Supplied material —
== == ==
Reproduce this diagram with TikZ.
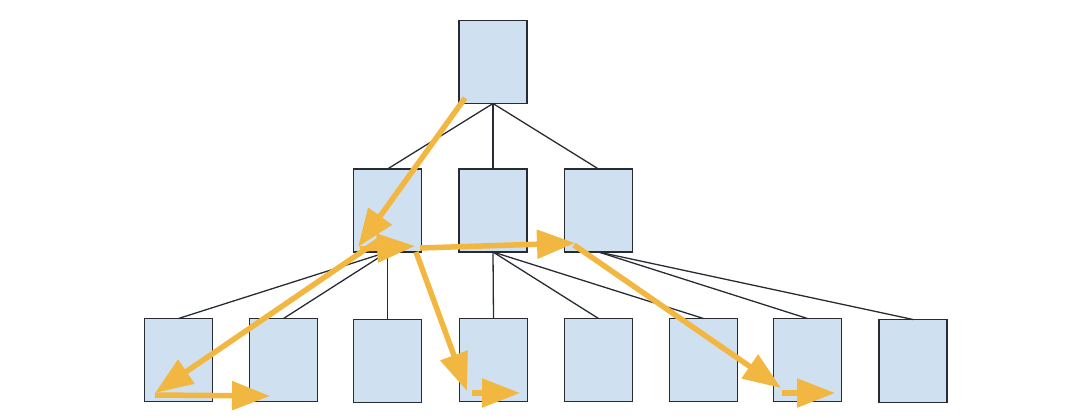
\documentclass[tikz,border=0pt]{standalone}
\usetikzlibrary{arrows.meta}
\definecolor{boxfill}{RGB}{207,224,241}
\definecolor{boxline}{RGB}{40,44,50}
\definecolor{walkcol}{RGB}{242,183,64}
\begin{document}
\begin{tikzpicture}[x=1pt,y=-1pt,
 box/.style={draw=boxline,line width=1.5pt,fill=boxfill,minimum width=68pt,minimum height=83pt,inner sep=0pt,outer sep=0pt},
 edge/.style={draw=boxline,line width=1.3pt},
 walk/.style={draw=walkcol,line width=5.5pt,-{Triangle[length=38pt,width=28pt]}}]
\useasboundingbox (0,0) rectangle (1080,418);
% boxes
\node[box] (r) at (493,62) {};
\node[box] (m1) at (387.5,210.5) {};
\node[box] (m2) at (493,210.5) {};
\node[box] (m3) at (598.5,210.5) {};
\node[box] (b1) at (178.5,360) {};
\node[box] (b2) at (283.5,360) {};
\node[box] (b3) at (387.5,361) {};
\node[box] (b4) at (493.5,360) {};
\node[box] (b5) at (598.5,360) {};
\node[box] (b6) at (703.5,360) {};
\node[box] (b7) at (807.5,360) {};
\node[box] (b8) at (913,361) {};
% tree edges
\foreach \c in {m1,m2,m3} \draw[edge] (r.south) -- (\c.north);
\foreach \c in {b1,b2,b3} \draw[edge] (m1.south) -- (\c.north);
\foreach \c in {b4,b5,b6} \draw[edge] (m2.south) -- (\c.north);
\foreach \c in {b7,b8} \draw[edge] (m3.south) -- (\c.north);
% walk coordinates
\coordinate (p0) at (465,98);
\coordinate (p1) at (358,247);
\coordinate (p2s) at (360,249);
\coordinate (p2) at (415,246);
\coordinate (p3s) at (382,238);
\coordinate (p3) at (155,393);
\coordinate (p4s) at (155,395);
\coordinate (p4) at (270,396);
\coordinate (p5s) at (416,252);
\coordinate (p5) at (467,391);
\coordinate (p6s) at (472,393);
\coordinate (p6) at (520,393);
\coordinate (p7s) at (420,248);
\coordinate (p7) at (575,243);
\coordinate (p8s) at (574,245);
\coordinate (p8) at (781,388);
\coordinate (p9s) at (782,393);
\coordinate (p9) at (835,393);
% walk arrows
\draw[walk] (p0) -- (p1);
\draw[walk] (p2s) -- (p2);
\draw[walk] (p3s) -- (p3);
\draw[walk] (p4s) -- (p4);
\draw[walk] (p5s) -- (p5);
\draw[walk] (p6s) -- (p6);
\draw[walk] (p7s) -- (p7);
\draw[walk] (p8s) -- (p8);
\draw[walk] (p9s) -- (p9);
\end{tikzpicture}
\end{document}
== == ==
Task statement —
Leave out the pictures and restate everything else word for word.

Solution for this problem —
Reproduce this diagram with TikZ.
\documentclass[tikz,border=0pt]{standalone}
\usetikzlibrary{arrows.meta}
\definecolor{boxfill}{RGB}{207,224,241}
\definecolor{boxline}{RGB}{40,44,50}
\definecolor{walkcol}{RGB}{242,183,64}
\begin{document}
\begin{tikzpicture}[x=1pt,y=-1pt,
 box/.style={draw=boxline,line width=1.5pt,fill=boxfill,minimum width=68pt,minimum height=83pt,inner sep=0pt,outer sep=0pt},
 edge/.style={draw=boxline,line width=1.3pt},
 walk/.style={draw=walkcol,line width=5.5pt,-{Triangle[length=38pt,width=28pt]}}]
\useasboundingbox (0,0) rectangle (1080,418);
% boxes
\node[box] (r) at (493,62) {};
\node[box] (m1) at (387.5,210.5) {};
\node[box] (m2) at (493,210.5) {};
\node[box] (m3) at (598.5,210.5) {};
\node[box] (b1) at (178.5,360) {};
\node[box] (b2) at (283.5,360) {};
\node[box] (b3) at (387.5,361) {};
\node[box] (b4) at (493.5,360) {};
\node[box] (b5) at (598.5,360) {};
\node[box] (b6) at (703.5,360) {};
\node[box] (b7) at (807.5,360) {};
\node[box] (b8) at (913,361) {};
% tree edges
\foreach \c in {m1,m2,m3} \draw[edge] (r.south) -- (\c.north);
\foreach \c in {b1,b2,b3} \draw[edge] (m1.south) -- (\c.north);
\foreach \c in {b4,b5,b6} \draw[edge] (m2.south) -- (\c.north);
\foreach \c in {b7,b8} \draw[edge] (m3.south) -- (\c.north);
% walk coordinates
\coordinate (p0) at (465,98);
\coordinate (p1) at (358,247);
\coordinate (p2s) at (360,249);
\coordinate (p2) at (415,246);
\coordinate (p3s) at (382,238);
\coordinate (p3) at (155,393);
\coordinate (p4s) at (155,395);
\coordinate (p4) at (270,396);
\coordinate (p5s) at (416,252);
\coordinate (p5) at (467,391);
\coordinate (p6s) at (472,393);
\coordinate (p6) at (520,393);
\coordinate (p7s) at (420,248);
\coordinate (p7) at (575,243);
\coordinate (p8s) at (574,245);
\coordinate (p8) at (781,388);
\coordinate (p9s) at (782,393);
\coordinate (p9) at (835,393);
% walk arrows
\draw[walk] (p0) -- (p1);
\draw[walk] (p2s) -- (p2);
\draw[walk] (p3s) -- (p3);
\draw[walk] (p4s) -- (p4);
\draw[walk] (p5s) -- (p5);
\draw[walk] (p6s) -- (p6);
\draw[walk] (p7s) -- (p7);
\draw[walk] (p8s) -- (p8);
\draw[walk] (p9s) -- (p9);
\end{tikzpicture}
\end{document}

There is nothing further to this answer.